基于热电薄膜材料在能源的有效利用和转换研究中具有重要的理论和实际意义，本项目旨在以石墨烯和导电聚苯胺及其衍生物为主体材料，利用石墨烯与导电聚合物之间较强的共轭相互作用和静电引力作用，通过层层组装(LBL)技术，构建层状结构的石墨烯/导电聚合物复合薄膜热电材料。该实验方案设计冀望石墨烯/导电聚合物复合材料能秉承石墨烯的高电导性、高载流子迁移率和良好的环境稳定性，以及导电聚合物独特的电子结构和较低的热导率等优点，使石墨烯和导电聚合物之间形成有效互补。通过优化复合条件，调节导电聚合物的相对厚度、分子结构和掺杂度等，进而实现石墨烯/导电聚合物复合薄膜电子输运性能的变化。同时，研究石墨烯与导电聚合物之间的作用力对薄膜材料组装的影响，探索提高热电性能的导电聚合物分子结构和关键因素，为构筑和研究高性能无机非金属复合热电薄膜材料提供理论指导和实验支持。

本项目申请目的是以石墨烯和导电高分子聚苯胺及其衍生物为研究重点，采用层层组装的方式制备复合薄膜，实现石墨烯与导电聚合物苯胺及其衍生物的有效结合，并通过定量掺杂探索掺杂度对复合薄膜电子传输性能的影响。为复合材料的深入研究提供一定的科学依据。三年预期目标为：获得独立知识产权的成果，预计发表相关的高质量SCI研究论文3～5篇(影响因子>3.0)，申请国家发明专利1～2项，协助培养研究生2～3名，大学生1～2名，参加国际、国内相关学术会议3～4次。从项目的运行情况来看，虽然未能按原计划进行，但是在实验过程中及时发现了问题，改进了实验方案，达到了预期目标，并超额完成任务。
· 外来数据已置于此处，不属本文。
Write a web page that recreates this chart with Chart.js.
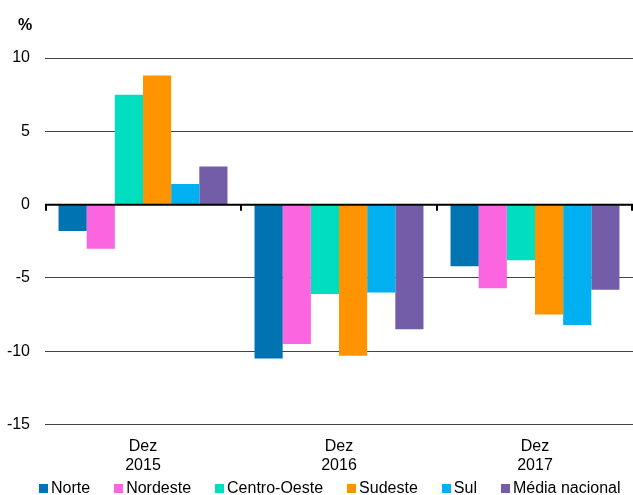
<!DOCTYPE html>
<html>
<head>
<meta charset="utf-8">
<script src="https://cdn.jsdelivr.net/npm/chart.js@4.4.1/dist/chart.umd.min.js"></script>
<style>
  body { margin: 0; background: #fff; font-family: "Liberation Sans", Arial, sans-serif; }
  #wrap { position: relative; width: 633px; height: 495px; }
  #unit { position: absolute; left: 18px; top: 16px; font-size: 16px; font-weight: bold; color: #000; }
  #legend { position: absolute; left: 39px; top: 479px; display: flex; font-size: 16px; color: #000; white-space: nowrap; }
  #legend .item { margin-right: 24px; }
  #legend .box { display: inline-block; width: 9px; height: 9px; margin-right: 3px; }
</style>
</head>
<body>
<div id="wrap">
  <canvas id="chart" width="633" height="495"></canvas>
  <div id="unit">%</div>
  <div id="legend"></div>
</div>
<script>
const categorias = [["Dez", "2015"], ["Dez", "2016"], ["Dez", "2017"]];
const regioes = ["Norte", "Nordeste", "Centro-Oeste", "Sudeste", "Sul", "Média nacional"];
const norte = [-1.8, -10.5, -4.2];
const nordeste = [-3.0, -9.5, -5.7];
const centroOeste = [7.5, -6.1, -3.8];
const sudeste = [8.8, -10.3, -7.5];
const sul = [1.4, -6.0, -8.2];
const mediaNacional = [2.6, -8.5, -5.8];
const cores = ["#0073b3", "#fb66e0", "#00dec0", "#ff9400", "#00b0f0", "#735ca8"];
const yTicks = [10, 5, 0, -5, -10, -15];

const valores = [norte, nordeste, centroOeste, sudeste, sul, mediaNacional];

// marcas pequenas no eixo zero, entre as categorias
const zeroTicks = {
  id: "zeroTicks",
  afterDatasetsDraw(chart) {
    const x = chart.scales.x;
    const y = chart.scales.y;
    const ctx = chart.ctx;
    const y0 = y.getPixelForValue(0);
    const half = (x.getPixelForValue(1) - x.getPixelForValue(0)) / 2;
    ctx.save();
    ctx.strokeStyle = "#000";
    ctx.lineWidth = 2;
    ctx.beginPath();
    ctx.moveTo(chart.chartArea.left, y0);
    ctx.lineTo(chart.chartArea.right, y0);
    ctx.stroke();
    for (let i = 0; i <= categorias.length; i++) {
      let px = Math.round(x.getPixelForValue(i) - half);
      px = Math.min(Math.max(px, chart.chartArea.left + 1), chart.chartArea.right - 1);
      ctx.beginPath();
      ctx.moveTo(px, y0);
      ctx.lineTo(px, y0 + 6);
      ctx.stroke();
    }
    ctx.restore();
  },
};

const ctx = document.getElementById("chart").getContext("2d");
new Chart(ctx, {
  type: "bar",
  data: {
    labels: categorias,
    datasets: regioes.map((r, i) => ({
      label: r,
      data: valores[i],
      backgroundColor: cores[i],
      borderWidth: 0,
      barPercentage: 1,
      categoryPercentage: 0.862,
    })),
  },
  options: {
    responsive: false,
    animation: false,
    layout: { padding: { top: 58, bottom: 16, left: 0, right: 0 } },
    plugins: { legend: { display: false }, tooltip: { enabled: false } },
    scales: {
      x: {
        grid: { display: false },
        border: { display: false },
        ticks: {
          color: "#000",
          padding: 4,
          maxRotation: 0,
          font: { family: "'Liberation Sans', Arial", size: 16, lineHeight: 1.2 },
        },
      },
      y: {
        min: -15,
        max: 10,
        afterFit: (s) => { s.width = 45; },
        afterBuildTicks: (s) => { s.ticks = yTicks.map((v) => ({ value: v })); },
        border: { display: false },
        grid: {
          drawTicks: false,
          color: (c) => (c.tick && c.tick.value === 0 ? "rgba(0,0,0,0)" : "#444"),
          lineWidth: 1,
        },
        ticks: {
          color: "#000",
          padding: 15,
          font: { family: "'Liberation Sans', Arial", size: 16 },
        },
      },
    },
  },
  plugins: [zeroTicks],
});

const leg = document.getElementById("legend");
regioes.forEach((r, i) => {
  const it = document.createElement("span");
  it.className = "item";
  it.innerHTML = '<span class="box" style="background:' + cores[i] + '"></span>' + r;
  leg.appendChild(it);
});
</script>
</body>
</html>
首先，利用改进的Hummers方法制备了GO，然后分别采用酰氯化和末端氨基化反应制备了胺封端的rGO（GO-NH2），并利用原位复合方法成功制备了PANI接枝的rGO，实现了rGO和PANI的有效复合，有效的提高了rGO的电导率和功率因子，并对掺杂度对复合薄膜热电性能影响进行了系统的研究；同时，我们还发现二维石墨烯材料能够明显提高有机导电高分子PEDOT:PSS的Seebeck系数，并实现热电性能的新突破。基于以上发现，我们还制备了其他的一些二维类石墨烯材料（MoS2，WS2，MoSe2，BN）和一维纳米材料（Te、Bi2Te3，SiC）与PEDOT:PSS的纳米热电复合薄膜，并对其热电性能进行了系统的研究，均取得了重大进展；基于制备的薄膜，组装了薄膜热电器件，展现了较好的输出功率密度，推动了薄膜材料和器件的发展；在前期工作的基础上，总结了PEDOT在热电领域的发展历程和影响PEDOT:PSS热电性能的因素，形成了在该领域具有指导意义的综述论文。在基金资助下，2015-2017年共计发表SCI论文26篇（其中影响因子大于6.0的4篇，大于3.0的16篇，封面论文1篇），EI论文1篇，申请专利7项，参加国际学术会议7次。这些成果不仅探讨了掺杂度和无机非金属材料对导电高分子热电性能的影响，也为纳米复合薄膜热电材料的应用奠定了一定的基础。